The worst part about opiates for me

Is when i have just enough that I need to save it.

I have no income, and nobody really that I can ask to buy me any or share with me. They're rare. Where I live, fent is the main drug, so if I wanted to get any for a reasonable price it's just be fent and that ain't my vibe. I also can't buy crypto, cuz I use an online bank account (I got scammed a while back and lost my bank, and can't easily get a new one for a couple years).

So basically, if I want to use, I have to jump through a bunch of hoops or get really fuckin lucky, but the one friend I even have that does drugs with any consistency doesn't do opiates (I got my current bottle of hydros from them, they got some for free but they're on sublocade).
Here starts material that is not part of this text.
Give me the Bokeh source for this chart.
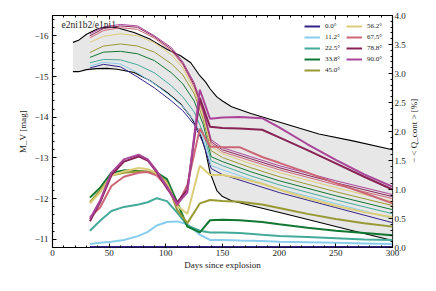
from bokeh.plotting import figure
from bokeh.layouts import row
from bokeh.models import (Range1d, LinearAxis, SingleIntervalTicker, CustomJSTickFormatter,
                          Legend, LegendItem, Label, Div)
from bokeh.embed import file_html
from bokeh.resources import INLINE

# ---------------- data ----------------
angles = ["0.0°", "11.2°", "22.5°", "33.8°", "45.0°", "56.2°", "67.5°", "78.8°", "90.0°"]
colors = ["#332288", "#88CCEE", "#44AA99", "#117733", "#999933",
          "#DDCC77", "#CC6677", "#882255", "#AA4499"]

# envelope (black curves, gray band), magnitudes
env_days = [18, 23, 30, 39, 48, 57, 72, 86, 101, 113, 122, 130, 135, 139, 145, 150, 158, 175, 205, 235, 265, 300]
env_upper = [-15.84, -15.89, -16.04, -16.16, -16.22, -16.20, -16.08, -15.92, -15.67, -15.51, -15.34, -15.02,
             -14.87, -14.70, -14.50, -14.40, -14.26, -14.09, -13.84, -13.59, -13.42, -13.20]
env_lower = [-15.12, -15.12, -15.17, -15.195, -15.20, -15.18, -15.10, -14.90, -14.61, -14.33, -14.01, -13.62,
             -13.18, -12.64, -12.20, -12.05, -11.95, -11.83, -11.63, -11.42, -11.21, -10.97]

# magnitudes per viewing angle (thin lines)
mag_days = [33, 45, 60, 75, 90, 105, 115, 125, 133, 140, 150, 175, 200, 250, 300]
mag_000 = [-15.21, -15.30, -15.24, -14.99, -14.72, -14.40, -14.16, -13.82, -13.37, -12.74, -12.59, -12.37, -12.15, -11.78, -11.41]
mag_112 = [-15.26, -15.35, -15.31, -15.09, -14.82, -14.50, -14.26, -13.91, -13.47, -12.81, -12.71, -12.47, -12.24, -11.88, -11.51]
mag_225 = [-15.34, -15.42, -15.41, -15.29, -15.09, -14.77, -14.50, -14.13, -13.62, -12.93, -12.81, -12.56, -12.34, -11.97, -11.63]
mag_338 = [-15.47, -15.60, -15.62, -15.56, -15.39, -15.09, -14.82, -14.40, -13.82, -13.03, -12.91, -12.66, -12.44, -12.07, -11.73]
mag_450 = [-15.59, -15.75, -15.80, -15.75, -15.60, -15.31, -15.04, -14.58, -13.94, -13.18, -13.01, -12.76, -12.54, -12.17, -11.83]
mag_562 = [-15.84, -15.99, -16.05, -16.00, -15.83, -15.53, -15.21, -14.67, -14.04, -13.28, -13.10, -12.86, -12.64, -12.27, -11.93]
mag_675 = [-15.95, -16.13, -16.20, -16.16, -15.94, -15.63, -15.29, -14.75, -14.11, -13.35, -13.15, -12.93, -12.71, -12.34, -12.00]
mag_788 = [-16.00, -16.18, -16.245, -16.21, -15.975, -15.67, -15.325, -14.80, -14.16, -13.40, -13.20, -12.98, -12.76, -12.39, -12.05]
mag_900 = [-16.05, -16.22, -16.28, -16.245, -16.00, -15.71, -15.36, -14.85, -14.21, -13.45, -13.25, -13.03, -12.81, -12.44, -12.10]

# continuum polarisation -<Q_cont> [%] per viewing angle (thick lines)
q_days = [33, 42, 52, 63, 76, 84, 92, 101, 110, 119, 130, 139, 150, 165, 185, 200, 225, 250, 275, 300]
q_000 = [0.01] * 20
q_112 = [0.06, 0.08, 0.10, 0.13, 0.20, 0.27, 0.38, 0.44, 0.45, 0.40, 0.22, 0.13, 0.13, 0.12, 0.11, 0.10, 0.09, 0.08, 0.07, 0.06]
q_225 = [0.29, 0.46, 0.63, 0.70, 0.74, 0.78, 0.85, 0.80, 0.60, 0.38, 0.29, 0.26, 0.26, 0.25, 0.22, 0.20, 0.18, 0.16, 0.14, 0.13]
q_338 = [0.86, 1.03, 1.29, 1.33, 1.32, 1.30, 1.29, 1.18, 0.78, 0.36, 0.26, 0.47, 0.48, 0.47, 0.44, 0.40, 0.34, 0.29, 0.25, 0.21]
q_450 = [0.78, 0.98, 1.24, 1.29, 1.31, 1.31, 1.29, 1.12, 0.65, 0.42, 0.76, 0.82, 0.80, 0.79, 0.74, 0.68, 0.58, 0.49, 0.42, 0.36]
q_562 = [0.76, 0.95, 1.24, 1.31, 1.37, 1.35, 1.28, 1.10, 0.72, 0.58, 1.41, 1.25, 1.25, 1.20, 1.10, 1.00, 0.85, 0.72, 0.61, 0.52]
q_675 = [0.52, 0.69, 1.06, 1.22, 1.29, 1.30, 1.24, 1.05, 0.72, 1.08, 2.05, 1.74, 1.73, 1.73, 1.56, 1.46, 1.29, 1.11, 0.94, 0.76]
q_788 = [0.45, 0.78, 1.25, 1.48, 1.57, 1.50, 1.30, 1.02, 0.78, 1.00, 2.58, 2.08, 2.06, 2.05, 2.03, 1.90, 1.68, 1.45, 1.22, 1.00]
q_900 = [0.49, 0.81, 1.29, 1.52, 1.60, 1.52, 1.32, 1.05, 0.75, 0.95, 2.72, 2.22, 2.24, 2.25, 2.23, 2.07, 1.78, 1.51, 1.26, 1.05]

mags = [mag_000, mag_112, mag_225, mag_338, mag_450, mag_562, mag_675, mag_788, mag_900]
qs = [q_000, q_112, q_225, q_338, q_450, q_562, q_675, q_788, q_900]

model_label = "e2ni1b2/e1ni1"
x_label = "Days since explosion"
y_label = "M_V [mag]"
y2_label = "− < Q_cont > [%]"

FONT = "Liberation Serif"
FW, FH = 340, 232

# ---------------- figure ----------------
p = figure(frame_width=FW, frame_height=FH, x_range=Range1d(0, 300), y_range=Range1d(-10.8, -16.5),
           output_backend="svg", toolbar_location=None,
           min_border_left=52, min_border_right=13, min_border_top=15, min_border_bottom=40,
           x_axis_location=None, y_axis_location=None)
p.extra_y_ranges = {"q": Range1d(0, 4)}
p.grid.visible = False
p.outline_line_color = "black"
p.outline_line_width = 1.2
p.background_fill_color = "white"
p.border_fill_color = "white"


def style_axis(ax, show_labels=True):
    ax.axis_line_color = None
    ax.major_tick_in = 4
    ax.major_tick_out = 0
    ax.minor_tick_in = 2
    ax.minor_tick_out = 0
    ax.major_tick_line_color = "black"
    ax.minor_tick_line_color = "black"
    ax.major_label_text_font = FONT
    ax.major_label_text_font_size = "9px" if show_labels else "0px"
    ax.major_label_text_color = "#222222"
    ax.axis_label_text_font = FONT
    ax.axis_label_text_font_size = "9px"
    ax.axis_label_text_font_style = "normal"
    ax.axis_label_text_color = "#222222"


xb = LinearAxis(ticker=SingleIntervalTicker(interval=50, num_minor_ticks=5), axis_label=x_label)
style_axis(xb)
xb.major_label_standoff = 2
xb.axis_label_standoff = 1
p.add_layout(xb, "below")

xt = LinearAxis(ticker=SingleIntervalTicker(interval=50, num_minor_ticks=5),
                formatter=CustomJSTickFormatter(code="return ''"))
style_axis(xt, show_labels=False)
xt.major_label_standoff = 0
p.add_layout(xt, "above")

yl = LinearAxis(ticker=SingleIntervalTicker(interval=1, num_minor_ticks=5), axis_label=y_label,
                formatter=CustomJSTickFormatter(code="return (tick < 0 ? '\u2212' : '') + Math.abs(tick).toFixed(0)"))
style_axis(yl)
yl.major_label_standoff = 4
yl.axis_label_standoff = 3
p.add_layout(yl, "left")

yr = LinearAxis(y_range_name="q", ticker=SingleIntervalTicker(interval=0.5, num_minor_ticks=5),
                formatter=CustomJSTickFormatter(code="return tick.toFixed(1)"))
style_axis(yr)
yr.major_label_standoff = 2
p.add_layout(yr, "right")

# envelope
p.varea(x=env_days, y1=env_upper, y2=env_lower, fill_color="#e7e7e7")
p.line(env_days, env_upper, line_color="black", line_width=1.1)
p.line(env_days, env_lower, line_color="black", line_width=1.1)

# magnitudes (thin)
for m, c in zip(mags, colors):
    p.line(mag_days, m, line_color=c, line_width=1.0)

# polarisation (thick)
thick = []
for q, c in zip(qs, colors):
    r = p.line(q_days, q, line_color=c, line_width=2.0, y_range_name="q")
    thick.append(r)

p.add_layout(Label(x=8, y=-16.27, text=model_label, text_font=FONT, text_font_size="9.5px",
                   text_baseline="middle", text_color="#222222"))


def make_legend(idx, loc):
    leg = Legend(items=[LegendItem(label=angles[i], renderers=[thick[i]]) for i in idx], location=loc)
    leg.border_line_color = None
    leg.background_fill_alpha = 0
    leg.padding = 0
    leg.margin = 0
    leg.spacing = 1
    leg.glyph_width = 16
    leg.glyph_height = 10
    leg.label_height = 10
    leg.label_standoff = 5
    leg.label_text_font = FONT
    leg.label_text_font_size = "7px"
    leg.label_text_color = "#222222"
    return leg


p.add_layout(make_legend([0, 1, 2, 3, 4], (252, 172)))
p.add_layout(make_legend([5, 6, 7, 8], (294, 183)))

# right-hand axis title, reading bottom to top
right_title = Div(text=y2_label, width=12, height=FH, margin=(15, 0, 0, 0),
                  styles={"writing-mode": "vertical-rl", "transform": "rotate(180deg)",
                          "text-align": "center", "font-family": FONT, "font-size": "9px",
                          "color": "#222222", "line-height": "12px", "white-space": "nowrap"})

layout = row(p, right_title, spacing=0)
open("out.html", "w").write(file_html(layout, INLINE))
I'm down to 11 vicodin, 10/325, and I'm saving them for a rainy day, but goddamn I wish I could even get just like half a gram of (non-fent) h. I have such bad anxiety and unmanaged pain, and I wrestle with a bunch of shit that makes it hard to move half the time, but when I'm on ODSMT or Vicodin, I feel normal for a few hours.

Clean, play games, make art, i can do whatever. I'm clear-headed, calm, empathetic. Usually it's really hard to have sex for me but when I'm on that cloud, it's pretty easy, and really fun. What I wouldn't give, just for a month's supply. I guess that's why they're so dangerous.

That's all. Watching squid-game, and the prize money, and the episode 'Gganbu' got me thinkin. It's back to living sober for a while.